Lyme disease is caused by the bacteria, Borrelia burgdorferi, and is transmitted to humans through a bite of an infected blacklegged tick (deer tick). Ticks are normally found in wooded areas and in high grassy areas. In most cases, humans are infected by a small immature tick known as a "nymph". The tick needs to be attached for 36 to 48 hours in order to transmit Lyme disease to another animal. Oftentimes these attached ticks are not noticed, as they are often found in areas of the body like the armpit, groin or scalp.
Symptoms typically can include a fever, headache, fatigue, and a "bull's-eye"- like rash on the skin where the person was bitten. If left untreated over a long time, the infection can sometimes spread to the joints, nervous and cardiac systems. If you notice a rash and are experiencing the above symptoms, you should contact your doctor immediately. Most cases of Lyme disease can be treated successfully with a course of antibiotics. Bloodwork may also be ordered by your doctor.
WHAT CAN I DO TO PROTECT MYSELF? Avoid tick-infested areas, particularly during the summer months. Use an insect repellent! You can also use permethrin on camping gear and tents.Also, check your body for ticks daily if you have been in a high-risk area. If you find one, remove it carefully. It is important to avoid crushing the body. Grasp the tick as close to your body as possible and firmly pull in an upward direction. Then, be sure to clean the area with antiseptic. Never use remedies like hot matches, nail polish, or Vaseline to attempt to make the tick pull away from your skin. The sooner you remove the tick, the better your chances are of not getting Lyme disease. Shower or take a bath once you come in from the outside. Ticks often crawl or climb to areas of our body using our clothing. Be sure to wash and dry your clothing on a high-heat temperature.
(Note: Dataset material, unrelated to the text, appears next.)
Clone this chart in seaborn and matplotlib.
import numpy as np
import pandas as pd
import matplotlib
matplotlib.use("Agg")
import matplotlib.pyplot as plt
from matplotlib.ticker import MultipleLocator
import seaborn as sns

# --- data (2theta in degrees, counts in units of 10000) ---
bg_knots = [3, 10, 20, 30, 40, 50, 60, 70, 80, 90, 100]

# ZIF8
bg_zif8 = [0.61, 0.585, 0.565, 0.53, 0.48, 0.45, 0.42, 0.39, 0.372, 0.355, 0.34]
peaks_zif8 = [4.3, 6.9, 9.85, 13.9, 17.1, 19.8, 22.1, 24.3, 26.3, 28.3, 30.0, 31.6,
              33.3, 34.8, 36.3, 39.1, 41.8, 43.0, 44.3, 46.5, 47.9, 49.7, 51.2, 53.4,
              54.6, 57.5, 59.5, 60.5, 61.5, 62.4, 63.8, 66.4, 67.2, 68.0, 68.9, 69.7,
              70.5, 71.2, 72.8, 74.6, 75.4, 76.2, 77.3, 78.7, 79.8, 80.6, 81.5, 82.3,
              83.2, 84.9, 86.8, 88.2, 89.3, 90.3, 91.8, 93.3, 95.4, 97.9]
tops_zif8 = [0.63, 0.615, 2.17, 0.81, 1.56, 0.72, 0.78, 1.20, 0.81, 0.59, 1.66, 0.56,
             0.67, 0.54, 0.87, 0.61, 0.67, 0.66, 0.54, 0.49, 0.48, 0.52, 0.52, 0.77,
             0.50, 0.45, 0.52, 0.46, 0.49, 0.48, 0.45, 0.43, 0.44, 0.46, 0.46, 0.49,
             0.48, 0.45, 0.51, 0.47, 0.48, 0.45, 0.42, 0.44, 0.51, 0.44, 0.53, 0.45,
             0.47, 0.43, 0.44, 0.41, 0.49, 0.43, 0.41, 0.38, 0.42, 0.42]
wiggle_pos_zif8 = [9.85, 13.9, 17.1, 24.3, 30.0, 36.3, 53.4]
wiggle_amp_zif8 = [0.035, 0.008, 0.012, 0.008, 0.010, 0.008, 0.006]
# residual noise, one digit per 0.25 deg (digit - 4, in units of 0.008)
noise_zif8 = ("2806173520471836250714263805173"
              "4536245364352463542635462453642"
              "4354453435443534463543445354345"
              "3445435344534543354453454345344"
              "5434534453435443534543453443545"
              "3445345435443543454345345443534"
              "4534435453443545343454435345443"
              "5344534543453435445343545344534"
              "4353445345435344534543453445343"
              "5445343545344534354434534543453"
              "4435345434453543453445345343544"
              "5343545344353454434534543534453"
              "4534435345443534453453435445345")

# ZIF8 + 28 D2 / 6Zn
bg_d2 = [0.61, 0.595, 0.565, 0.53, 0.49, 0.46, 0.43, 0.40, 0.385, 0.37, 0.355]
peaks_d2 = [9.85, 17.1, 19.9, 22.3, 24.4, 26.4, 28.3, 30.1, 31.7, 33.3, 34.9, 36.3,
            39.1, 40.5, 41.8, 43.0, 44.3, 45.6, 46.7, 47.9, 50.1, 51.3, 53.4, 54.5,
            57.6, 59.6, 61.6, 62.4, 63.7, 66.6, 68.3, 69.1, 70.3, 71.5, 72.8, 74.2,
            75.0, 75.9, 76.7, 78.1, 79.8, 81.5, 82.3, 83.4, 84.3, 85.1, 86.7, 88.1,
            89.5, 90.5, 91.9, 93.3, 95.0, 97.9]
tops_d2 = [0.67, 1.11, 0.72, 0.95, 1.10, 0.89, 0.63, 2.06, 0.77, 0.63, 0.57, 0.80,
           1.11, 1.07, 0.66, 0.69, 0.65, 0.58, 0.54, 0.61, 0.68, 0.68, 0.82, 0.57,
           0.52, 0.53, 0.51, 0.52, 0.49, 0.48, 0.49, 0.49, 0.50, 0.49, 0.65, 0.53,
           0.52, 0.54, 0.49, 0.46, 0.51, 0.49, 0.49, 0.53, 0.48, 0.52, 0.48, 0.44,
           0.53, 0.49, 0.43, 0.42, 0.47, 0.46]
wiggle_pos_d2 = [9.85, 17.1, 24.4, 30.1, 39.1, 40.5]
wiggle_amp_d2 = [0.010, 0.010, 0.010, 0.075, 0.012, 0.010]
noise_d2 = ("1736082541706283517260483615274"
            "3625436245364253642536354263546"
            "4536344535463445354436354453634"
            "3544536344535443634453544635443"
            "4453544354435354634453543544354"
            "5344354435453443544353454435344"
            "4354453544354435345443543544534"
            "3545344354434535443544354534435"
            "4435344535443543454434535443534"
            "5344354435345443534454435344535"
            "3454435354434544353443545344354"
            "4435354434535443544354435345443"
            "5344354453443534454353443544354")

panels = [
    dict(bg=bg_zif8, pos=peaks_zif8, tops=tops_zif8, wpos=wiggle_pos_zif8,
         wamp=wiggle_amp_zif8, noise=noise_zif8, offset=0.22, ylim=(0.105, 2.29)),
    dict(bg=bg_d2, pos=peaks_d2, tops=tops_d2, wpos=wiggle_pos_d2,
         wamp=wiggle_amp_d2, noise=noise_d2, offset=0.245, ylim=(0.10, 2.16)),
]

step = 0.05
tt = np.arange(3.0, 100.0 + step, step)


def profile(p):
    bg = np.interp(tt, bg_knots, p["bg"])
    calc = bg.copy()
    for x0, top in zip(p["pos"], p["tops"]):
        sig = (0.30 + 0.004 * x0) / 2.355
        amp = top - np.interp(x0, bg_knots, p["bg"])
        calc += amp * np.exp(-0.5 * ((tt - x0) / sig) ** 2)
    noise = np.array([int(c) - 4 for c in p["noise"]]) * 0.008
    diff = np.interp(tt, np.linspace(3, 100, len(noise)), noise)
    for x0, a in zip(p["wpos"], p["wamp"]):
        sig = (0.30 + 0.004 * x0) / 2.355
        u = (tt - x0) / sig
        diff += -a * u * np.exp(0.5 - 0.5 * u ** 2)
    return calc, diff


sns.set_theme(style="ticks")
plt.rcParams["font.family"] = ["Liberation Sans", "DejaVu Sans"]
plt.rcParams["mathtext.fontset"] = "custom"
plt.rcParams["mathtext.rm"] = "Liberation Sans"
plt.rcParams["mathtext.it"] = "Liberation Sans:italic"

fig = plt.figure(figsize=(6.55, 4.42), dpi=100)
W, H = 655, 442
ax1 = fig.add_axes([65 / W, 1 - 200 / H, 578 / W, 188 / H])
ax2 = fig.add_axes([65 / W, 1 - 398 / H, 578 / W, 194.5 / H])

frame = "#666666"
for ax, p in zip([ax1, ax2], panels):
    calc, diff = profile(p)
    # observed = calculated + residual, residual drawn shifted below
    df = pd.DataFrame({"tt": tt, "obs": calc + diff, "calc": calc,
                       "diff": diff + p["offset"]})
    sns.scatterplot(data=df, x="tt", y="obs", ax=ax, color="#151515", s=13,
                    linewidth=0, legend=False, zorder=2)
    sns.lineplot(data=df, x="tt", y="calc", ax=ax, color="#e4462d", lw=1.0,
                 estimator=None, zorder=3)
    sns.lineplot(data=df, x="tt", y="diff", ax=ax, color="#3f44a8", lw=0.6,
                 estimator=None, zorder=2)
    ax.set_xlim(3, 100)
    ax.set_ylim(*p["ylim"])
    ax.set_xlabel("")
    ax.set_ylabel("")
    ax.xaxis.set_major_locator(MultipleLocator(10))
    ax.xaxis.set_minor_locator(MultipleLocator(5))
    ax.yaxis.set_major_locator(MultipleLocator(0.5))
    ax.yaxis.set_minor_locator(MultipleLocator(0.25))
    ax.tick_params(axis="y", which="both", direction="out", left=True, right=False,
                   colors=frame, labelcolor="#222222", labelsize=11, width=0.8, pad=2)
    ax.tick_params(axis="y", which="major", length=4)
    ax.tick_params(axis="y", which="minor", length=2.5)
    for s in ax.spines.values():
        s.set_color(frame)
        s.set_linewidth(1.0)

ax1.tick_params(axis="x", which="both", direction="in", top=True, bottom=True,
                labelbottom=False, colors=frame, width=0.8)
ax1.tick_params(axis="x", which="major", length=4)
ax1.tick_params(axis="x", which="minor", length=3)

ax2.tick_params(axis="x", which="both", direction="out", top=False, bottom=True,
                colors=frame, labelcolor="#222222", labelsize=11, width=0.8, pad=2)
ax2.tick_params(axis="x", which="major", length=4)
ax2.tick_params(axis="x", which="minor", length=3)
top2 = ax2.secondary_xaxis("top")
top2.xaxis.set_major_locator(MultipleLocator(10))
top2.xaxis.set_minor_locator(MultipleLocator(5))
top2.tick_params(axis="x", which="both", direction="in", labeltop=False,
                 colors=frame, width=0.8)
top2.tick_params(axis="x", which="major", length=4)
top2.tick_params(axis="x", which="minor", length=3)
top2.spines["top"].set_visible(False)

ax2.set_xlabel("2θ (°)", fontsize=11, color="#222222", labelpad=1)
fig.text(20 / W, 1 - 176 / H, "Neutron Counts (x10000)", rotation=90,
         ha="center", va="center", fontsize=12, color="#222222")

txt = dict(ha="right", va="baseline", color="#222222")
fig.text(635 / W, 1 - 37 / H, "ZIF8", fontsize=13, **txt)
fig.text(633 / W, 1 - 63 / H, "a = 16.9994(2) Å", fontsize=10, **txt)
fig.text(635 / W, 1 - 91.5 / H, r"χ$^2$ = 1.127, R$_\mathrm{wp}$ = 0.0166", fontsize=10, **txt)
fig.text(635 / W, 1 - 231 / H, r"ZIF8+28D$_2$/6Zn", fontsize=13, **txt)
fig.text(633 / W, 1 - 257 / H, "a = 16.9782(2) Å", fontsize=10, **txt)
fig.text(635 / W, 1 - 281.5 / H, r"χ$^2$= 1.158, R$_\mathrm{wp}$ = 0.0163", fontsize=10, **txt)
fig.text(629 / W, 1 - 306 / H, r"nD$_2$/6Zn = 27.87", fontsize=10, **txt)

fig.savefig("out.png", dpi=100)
HOW IS LYME DISEASE TREATED? There are several antibiotics that can be taken by mouth, or in more severe cases, through an intravenous line. Most people respond well to treatment. There are, however, some people who experience reoccurring symptoms. These cases may require additional courses of antibiotics.
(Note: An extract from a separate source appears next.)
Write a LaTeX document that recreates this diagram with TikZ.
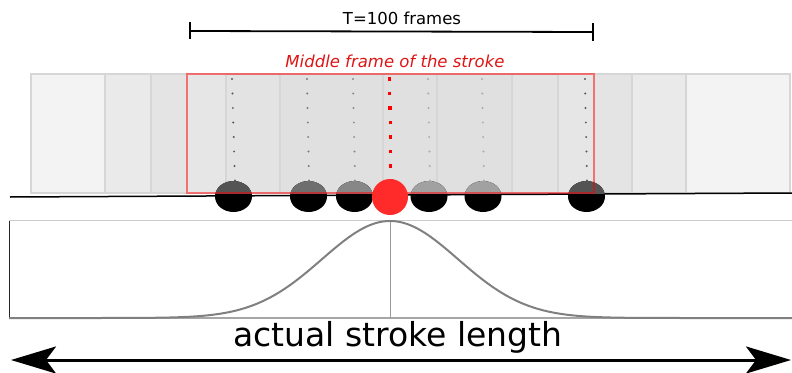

I AM PREGNANT AND WORRIED ABOUT LYME DISEASE. WHAT SHOULD I DO? If you are feeling any of the symptoms listed above, contact your obstetrician immediately. No life-threatening effects have been found in cases where the mother received appropriate treatment. Your obstetrician will use antibiotics that are non-harmful to your baby. If breastfeeding, you can continue as there have been no reports of Lyme disease being transmitted through breast milk.
IS THERE A VACCINE FOR LYME DISEASE? While there was one in the past, currently there is not a vaccine available.
HOW DO I PROTECT MY PETS? Talk with your Veterinarian about tick control products that you can use on your pets to protect them from becoming infected with Lyme disease.